Keep in touch and best wishes,
The latest album Lie To Me. 2012
A review of the album from Blues Matters Magazine: "With a rising reputation on the live Blues circuit, it is no surprise that 'Lie To Me' delivers on the promise that The Stumble have been building for a while. A six piece band that play and write their own material, they play swing jazz blues, with a swagger, and play well written slower material as well. Led by the singer Paul Melville, and featuring saxophonist Simon Anthony, guitarists Colin Black and Rob Livesey, and powered along by the rhythm section of drummer and songwriter Boyd Tonner and bassist Cameron Sweetnam, this is a feelgood selection of songs, featuring the distinctive vocals of Melville, and the tellingly shared solos between the three soloists. The music ranges from the well thought out, swinging 'Little Margarita' with its unison sax and guitar lines, or the slow burn, six minute epic of 'Jumping off the Loving Train' and, the rockabilly swing of '360 Degree Blues'. to the acoustic ballad and album closer 'Numb The Pain'. Harmonica player Paul Routledge brings the spirit of Chicago to 'I get a little hot', whilst 'My Life' starts life as a slow jazz blues blues piece, before a coda brings the energy levels back up high. This is a very good album, full of fine songs, and performances from an ensemble who's reputation can only grow following this release." - Ben Macnair.
CD REVIEW FOR BLUES IN BRITAIN DEC 2008
Star Jam Music STU 475986-4
Houngan is the eagerly awaited follow-up to The Stumble's previous, highly acclaimed album, The World Is Tough. It comprises 13 tracks, 11 of which are written by the band, with drummer Boyd Tonner contributing solely or jointly to ten of them.
The album opens with the bouncing Elmore-James-style shuffle, 'Its A Lie', followed by the fast-moving 'Bus Stop' and the Latin-rhythmed 'Heart Stopped Working'. The slower-paced 'Flesh And Bone' is embellished by a lovely guitar solo from Colin Black, while the superb title track boasts an insistent boogie beat and features a cracking sax solo from Simon Anthony. The upbeat rocker 'Maudie' and the universally loved 'Nobody's Business' showcase Paul Melville's magnificent vocal prowess, while 'Your Love For Me' demonstrates Jonny Spencer's mastery of slide guitar and the high calibre of Boyd on drums and Dave Heath on bass guitar.
'Georgia Sun' sets a rattling pace before the excellent medium-paced shuffle 'Kind O' Girl' settles the tempo down and sees Simon on baritone sax while Colin delivers a marvellous harp solo. 'Headshot' raises the pace again with Jonny on lead guitar and 'Sugar Don't Taste So Sweet' combines a predominantly Latin-rhythm with a driving middle eight before Howlin' Wolf' 'Meet Me At The Bottom' brings the wonderful concoction to a vibrant climax.
The Stumble is now rightly recognised throughout the UK as a band of the highest quality and this excellent album underlines the validity of that appraisal definitely one for the collection.
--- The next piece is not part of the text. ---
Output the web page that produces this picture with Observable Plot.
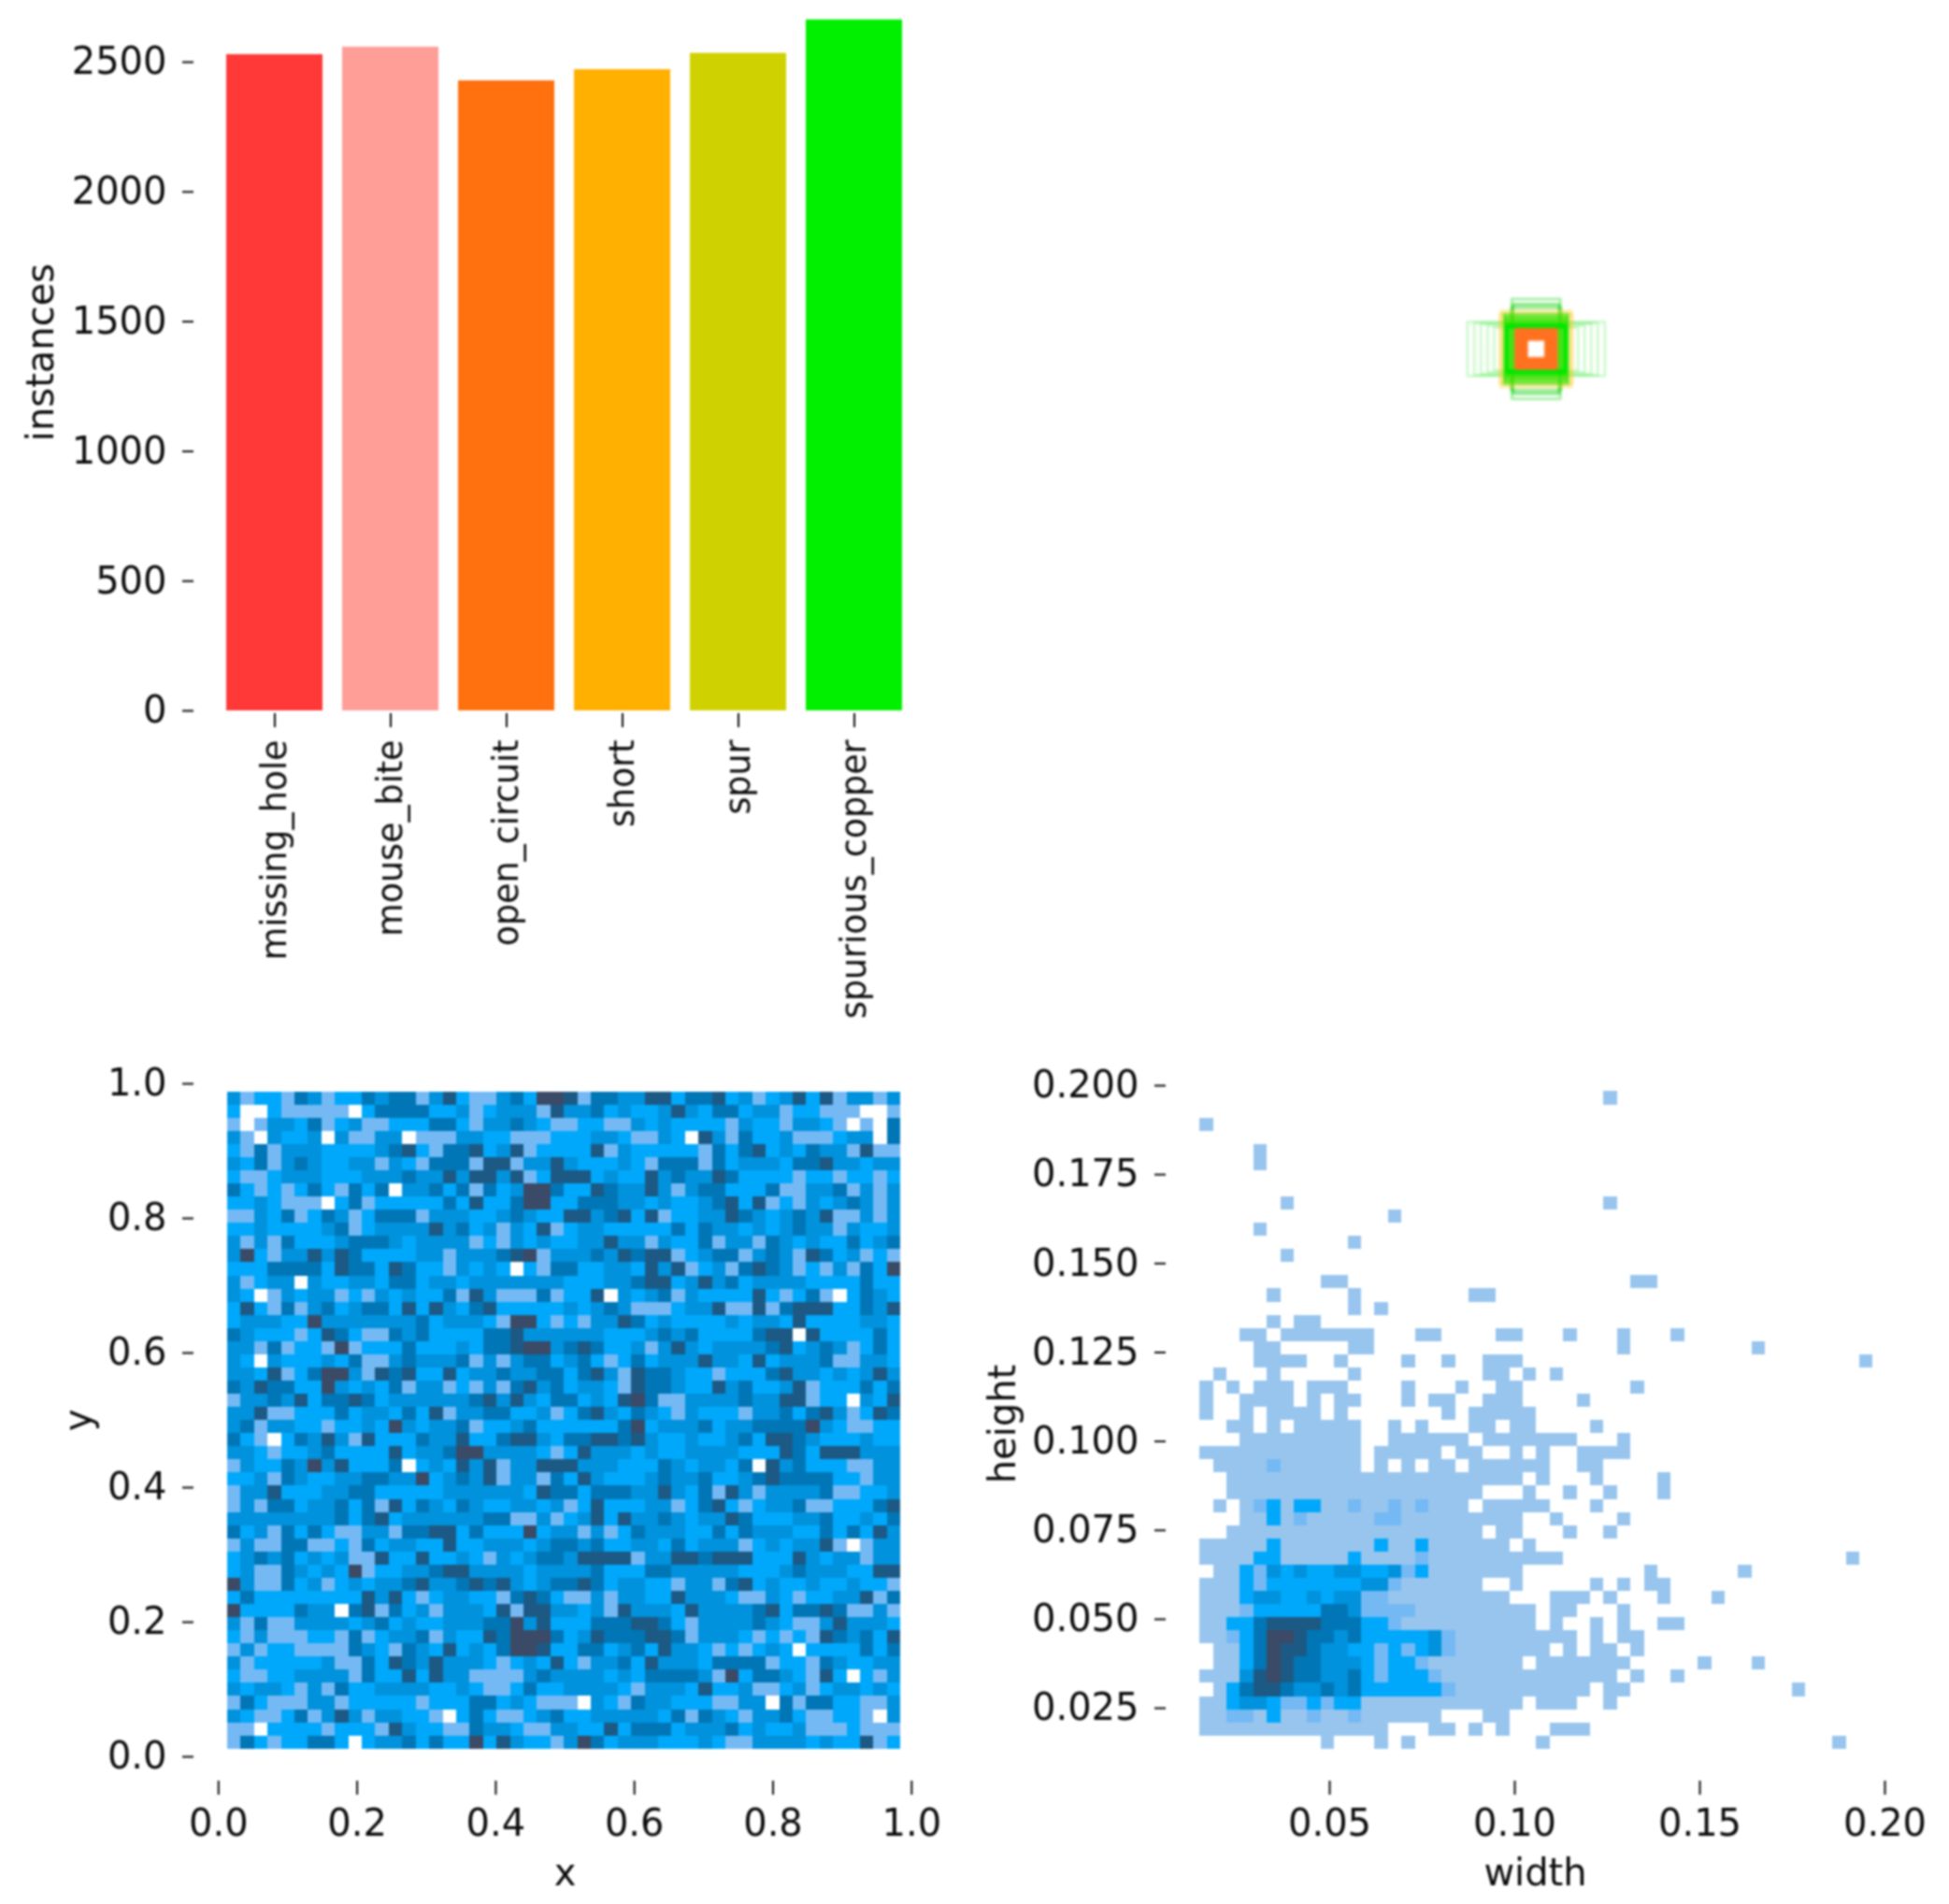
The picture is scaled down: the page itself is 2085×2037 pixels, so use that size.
<!DOCTYPE html>
<html>
<head>
<meta charset="utf-8">
<script src="https://cdn.jsdelivr.net/npm/d3@7"></script>
<script src="https://cdn.jsdelivr.net/npm/@observablehq/plot@0.6"></script>
<style>
html,body{margin:0;padding:0;background:#fff}
#fig{display:grid;grid-template-columns:1042px 1043px;grid-template-rows:1130px 907px;width:2085px;height:2037px}
#fig svg{display:block;max-width:none;filter:blur(.8px)}
#fig svg:nth-child(2){filter:blur(1.6px)}
</style>
</head>
<body>
<div id="fig"></div>
<script>
const classNames = ["missing_hole","mouse_bite","open_circuit","short","spur","spurious_copper"];
const classCounts = [2529,2558,2428,2471,2534,2663];
const classColors = ["#ff3838","#ff9d97","#ff700f","#ffb000","#cfd200","#00f000"];
const countTicks = [0,500,1000,1500,2000,2500];
const unitTicks = [0,0.2,0.4,0.6,0.8,1];
const widthTicks = [0.05,0.10,0.15,0.20];
const heightTicks = [0.025,0.05,0.075,0.1,0.125,0.15,0.175,0.2];
const levels = ["1","2","3","4","5","6","7"];
const levelColors = ["#98c5ee","#74b9f4","#00a8fb","#0092dc","#0076b6","#1c5a85","#3b4a66"];

// heat map of box centres: top row first, 0 = empty bin
const xyRows = [
"4233254233 5455246322 4537762554 4663556342 3463624424",
"3003222220 3555533423 4442644534 3346435534 4233222002",
"2024435234 2233355324 4543223322 4343333243 3244320205",
"4204334042 2440222443 3222333443 2243064253 3422234405",
"3252444333 3456325563 4623333624 3333325356 3435442622",
"4352454334 4243255526 6244643334 3255525344 4355644344",
"3223444333 4445446466 4623666343 3645446533 3323323323",
"5323235325 3504453525 3477533654 4642455333 5224452424",
"3343222035 2333335363 3577335554 4343345636 2324345424",
"2243523542 3555244433 4543366456 3623344654 3454622424",
"3343333452 3444464534 2436234433 3335354434 3454424334",
"4242533345 5543444423 2434334464 4243352442 5434335345",
"4732446465 3333442444 5672444546 5662345524 5426534232",
"3335555365 5365332434 3032553344 3646234256 5423242537",
"4234404334 4355344344 4444433344 5663464534 4443333533",
"4302434423 2434335264 2225233604 3452433336 3235203543",
"3632524534 5536364356 3333343454 2223446226 2566633546",
"3444337444 4444534443 2773232446 5343333434 4363333443",
"5433323653 2254533335 5644444433 3454533335 6606333353",
"4425233272 3335333435 5677456533 4246434444 5634542353",
"4304333435 2245444524 2455345323 5344464436 3444522443",
"4436235774 2656336344 5445535642 6554332333 5644343464",
"5465533743 4352442324 2564534432 6554336453 3462333535",
"2445463556 5344444456 4643553436 7522444454 4662330436",
"4462233353 4435362445 5334235643 5432433324 4535642365",
"4524433233 4374344523 3453333335 7344453445 5557432233",
"5320354642 6333544633 5664355665 6433433453 6654333433",
"4432334533 3363445774 4443236444 3433444433 3653666444",
"2433547463 3350343646 2446664443 3354344350 6453332244",
"3342543344 5544734546 2442536433 3454453345 6555533244",
"2446333445 5333334444 4436553555 4464352642 4444522334",
"2425534453 5263543543 3443423633 3442356323 4452233356",
"4444444453 5634444445 5224234636 4454344653 3344533435",
"5342535322 4425566353 3373442423 5444335354 4433535364",
"2422552232 5344336334 4434554533 4435344423 4344620244",
"3454534342 2633633432 4345546666 2446656663 3364344244",
"3422543437 2334456644 4434444533 3554444433 3454443366",
"7422534234 3445644565 6434556534 4332442563 4334334332",
"3533333333 6463234433 2565322424 4336444322 4323344625",
"7333354405 6253424443 6266443426 4443644445 6355652242",
"4252244443 4534334445 5746333555 6653244445 4322464443",
"3242223325 2344524336 5777534655 5665244432 3232654536",
"2423322225 4325436343 5776335534 5364432323 4303333535",
"4233333422 5365464443 2343632445 3644435555 2332543344",
"3223344442 5336364422 2245444434 3555542735 5432630324",
"4344324253 3444433432 2353344443 2444363342 2342344343",
"2532224423 3333233355 3432220432 5443332244 0525533224",
"4322352464 2443320353 2234533444 4435254324 4532233204",
"2203333233 3264332254 4322443363 5553444534 3342223222",
"2532335530 3445353373 6433247534 4433343224 4443433623"
];
const xyXEdges = [0.0131, 0.9845];
const xyYEdges = [0.0115, 0.988];

// heat map of box sizes: top row first, 0 = empty bin
const whRows = [
"0000000000 0000000000 0000000000 1000000000 0000000000",
"0000000000 0000000000 0000000000 0000000000 0000000000",
"1000000000 0000000000 0000000000 0000000000 0000000000",
"0000000000 0000000000 0000000000 0000000000 0000000000",
"0000100000 0000000000 0000000000 0000000000 0000000000",
"0000100000 0000000000 0000000000 0000000000 0000000000",
"0000000000 0000000000 0000000000 0000000000 0000000000",
"0000000000 0000000000 0000000000 0000000000 0000000000",
"0000001000 0000000000 0000000000 1000000000 0000000000",
"0000000000 0000100000 0000000000 0000000000 0000000000",
"0000100000 0000000000 0000000000 0000000000 0000000000",
"0000000000 0100000000 0000000000 0000000000 0000000000",
"0000001000 0000000000 0000000000 0000000000 0000000000",
"0000000000 0000000000 0000000000 0000000000 0000000000",
"0000000001 1000000000 0000000000 0011000000 0000000000",
"0000010000 0100000000 1100000000 0000000000 0000000000",
"0000000000 0101000000 0000000000 0000000000 0000000000",
"0000010110 0000000000 0000000000 0000000000 0000000000",
"0001101111 1110001100 0011000100 0100010000 0000000000",
"0000110000 0110000000 0000000000 0100000000 0100000000",
"0000111100 1000010010 0111000000 0000000000 0000000001",
"0100010000 0100000000 0110101000 0000000000 0000000000",
"1010111011 1000010001 0011000000 0010000000 0000000000",
"1001111010 1100010110 0111000010 0000000000 0000000000",
"1001011110 1000000010 1111100000 0000000000 0000000000",
"0011010111 1100101000 1101100001 0000000000 0000000000",
"0001111111 1100111111 0111111100 0100000000 0000000000",
"1111111111 1101111101 1001010011 1100000000 0000000000",
"0111121111 1101010110 1111110011 0000000000 0000000000",
"0011111111 1111111111 1111010001 0000100000 0000000000",
"0011111111 1111111111 1000100100 1000100000 0000000000",
"0101231331 1211212111 0111110001 0000000000 0000000000",
"0001131211 1112211111 1111001000 0100000000 0000000000",
"0011111111 1111111111 1011000100 1000000000 0000000000",
"1111131111 1113113111 1110100000 0000000000 0000000000",
"1111331111 1311112111 1111111000 0000000000 0000000010",
"0113243433 4433423111 1111000000 0001000000 1000000000",
"1113233333 3344211111 1001000001 0101100000 0000000000",
"1113443343 4422111111 1110001110 1000100010 0000000000",
"1112333335 5422221111 1111101100 0100000000 0000000000",
"1133566665 5533211111 1111101001 0100110000 0000000000",
"1123577655 4533333421 1111111101 0110000000 0000000000",
"0113576654 4332323421 1111110101 1010000000 0000000000",
"0113576554 4432332111 1111011111 1100000100 0100000000",
"1114676554 4532333211 1111111111 1010010000 0000000000",
"0135665445 4533333321 1111111110 1100000000 0000100000",
"1134432232 3311111111 1111011100 1000000000 0000000000",
"1122131121 1211111100 0110000000 0000000000 0000000000",
"1111111111 1111000110 1010001110 0000000000 0000000000",
"0000000001 0001010000 0000010000 0000000000 0000000100"
];
const whXEdges = [0.01497, 0.1968];
const whYEdges = [0.0135, 0.1983];

// anchor outlines centred in the image: [width, height]
const wideBoxes = [[0.198,0.078],[0.178,0.075],[0.159,0.073],[0.14,0.067],[0.121,0.062]];
const tallBoxes = [[0.07,0.144],[0.066,0.13],[0.072,0.118],[0.068,0.125]];
const yellowBoxes = [[0.102,0.11],[0.098,0.104],[0.105,0.1]];
const greenBoxes = [[0.092,0.1],[0.09,0.094],[0.088,0.09],[0.086,0.086],[0.082,0.082],[0.079,0.08],[0.075,0.076],[0.071,0.072],[0.067,0.068],[0.063,0.064]];
const cornerBoxes = [[0.086,0.066],[0.082,0.07],[0.084,0.062]];
const orangeBoxes = [[0.058,0.056],[0.052,0.052],[0.046,0.046],[0.04,0.04],[0.034,0.034],[0.028,0.028]];

const font = {fontFamily:"'DejaVu Sans',sans-serif",fontSize:"40px",color:"#0c0c0c",background:"transparent"};
const fig = document.getElementById("fig");

function binned(rows, xEdges, yEdges){
  const out = [];
  const parsed = rows.map(r => r.replace(/ /g,""));
  const ny = parsed.length;
  parsed.forEach((row,r) => {
    const nx = row.length;
    const dx = (xEdges[1]-xEdges[0])/nx, dy = (yEdges[1]-yEdges[0])/ny;
    [...row].forEach((ch,c) => {
      if (ch === "0") return;
      out.push({level:ch,
        x1:xEdges[0]+c*dx, x2:xEdges[0]+(c+1)*dx,
        y2:yEdges[1]-r*dy, y1:yEdges[1]-(r+1)*dy});
    });
  });
  return out;
}
const levelScale = {type:"ordinal",domain:levels,range:levelColors};

// bars
fig.append(Plot.plot({
  width:1042,height:1130,marginLeft:207,marginRight:54,marginTop:-10,marginBottom:367,
  style:font,
  x:{type:"band",domain:classNames,range:[219.5,988],padding:0.17},
  y:{domain:[0,2700],range:[760,10.5]},
  color:{type:"ordinal",domain:classNames,range:classColors},
  marks:[
    Plot.barY(classNames,{x:d=>d,y:(d,i)=>classCounts[i],fill:d=>d}),
    Plot.axisY({ticks:countTicks,tickFormat:d=>String(d),tickSize:12,tickPadding:17,strokeWidth:2,label:"instances",labelAnchor:"center",labelArrow:"none",labelOffset:179}),
    Plot.axisX({tickRotate:-90,tickSize:15,tickPadding:13,strokeWidth:2,fontSize:36.4,label:null})
  ]
}));

// anchors
const boxMark = (boxes,stroke,strokeOpacity,strokeWidth) => Plot.rect(boxes,{
  x1:d=>0.5-d[0]/2,x2:d=>0.5+d[0]/2,y1:d=>0.5-d[1]/2,y2:d=>0.5+d[1]/2,
  fill:"none",stroke,strokeOpacity,strokeWidth});
fig.append(Plot.plot({
  width:1043,height:1130,margin:0,axis:null,style:font,
  x:{domain:[0,1],range:[230.3,972.3]},
  y:{domain:[0,1],range:[744.3,2.3]},
  marks:[
    boxMark(wideBoxes,"#00e000",0.22,2.5),
    boxMark(tallBoxes,"#00d000",0.4,2.5),
    boxMark(yellowBoxes,"#ffc81d",0.35,2.5),
    boxMark(greenBoxes,"#40e000",0.65,2.6),
    boxMark(cornerBoxes,"#00e800",0.9,3),
    boxMark(orangeBoxes,"#ff701f",1,3.2)
  ]
}));

// x,y heat map
fig.append(Plot.plot({
  width:1042,height:907,marginLeft:207,marginRight:41,marginTop:3,marginBottom:132,
  style:font,
  x:{domain:[0,1],range:[233.3,974.8]},
  y:{domain:[0,1],range:[749,29]},
  color:levelScale,
  marks:[
    Plot.rect(binned(xyRows,xyXEdges,xyYEdges),{x1:"x1",x2:"x2",y1:"y1",y2:"y2",fill:"level",shapeRendering:"crispEdges"}),
    Plot.axisY({ticks:unitTicks,tickFormat:d=>d.toFixed(1),tickSize:12,tickPadding:17,strokeWidth:2,label:"y",labelAnchor:"center",labelArrow:"none",labelOffset:139}),
    Plot.axisX({ticks:unitTicks,tickFormat:d=>d.toFixed(1),tickSize:15,tickPadding:15,strokeWidth:2,label:"x",labelAnchor:"center",labelArrow:"none",labelOffset:111})
  ]
}));

// width,height heat map
fig.append(Plot.plot({
  width:1043,height:907,marginLeft:205,marginRight:48,marginTop:11,marginBottom:132,
  style:font,
  x:{domain:[0,0.2],range:[182,974]},
  y:{domain:[0,0.2],range:[792.2,31]},
  color:levelScale,
  marks:[
    Plot.rect(binned(whRows,whXEdges,whYEdges),{x1:"x1",x2:"x2",y1:"y1",y2:"y2",fill:"level",shapeRendering:"crispEdges"}),
    Plot.axisY({ticks:heightTicks,tickFormat:d=>d.toFixed(3),tickSize:12,tickPadding:17,strokeWidth:2,label:"height",labelAnchor:"center",labelArrow:"none",labelOffset:190}),
    Plot.axisX({ticks:widthTicks,tickFormat:d=>d.toFixed(2),tickSize:15,tickPadding:15,strokeWidth:2,label:"width",labelAnchor:"center",labelArrow:"none",labelOffset:111})
  ]
}));
</script>
</body>
</html>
Rating: 9
The Stumble’s first CD "The World is Tough" came out in 2006 and received rave reviews.
A must have CD for every blues lover, spectacular!
The Stumble’s album came to me today and I'm listening to it for the third time now, I can't have enough, as this is a fabulous CD. Their lead singer has a voice of a true blues singer mixed with a soul shouter of the highest class, truly spectacular. The same word, spectacular, goes with the rest of the band. The Stumble’s rhythm section is tight as hell and the interplay between tasty guitar and wailing sax is unbelievable. Also, the 100% live approach used during recording of the CD gave some great effects. "The World Is Tough" is one of the best blues albums I've heard in a long time. Not only that, it is a disc recorded by one of the best blues bands in the business. If you are a blues lover don’t hesitate, buy this disc and catch The Stumble live – you’ll be glad you did.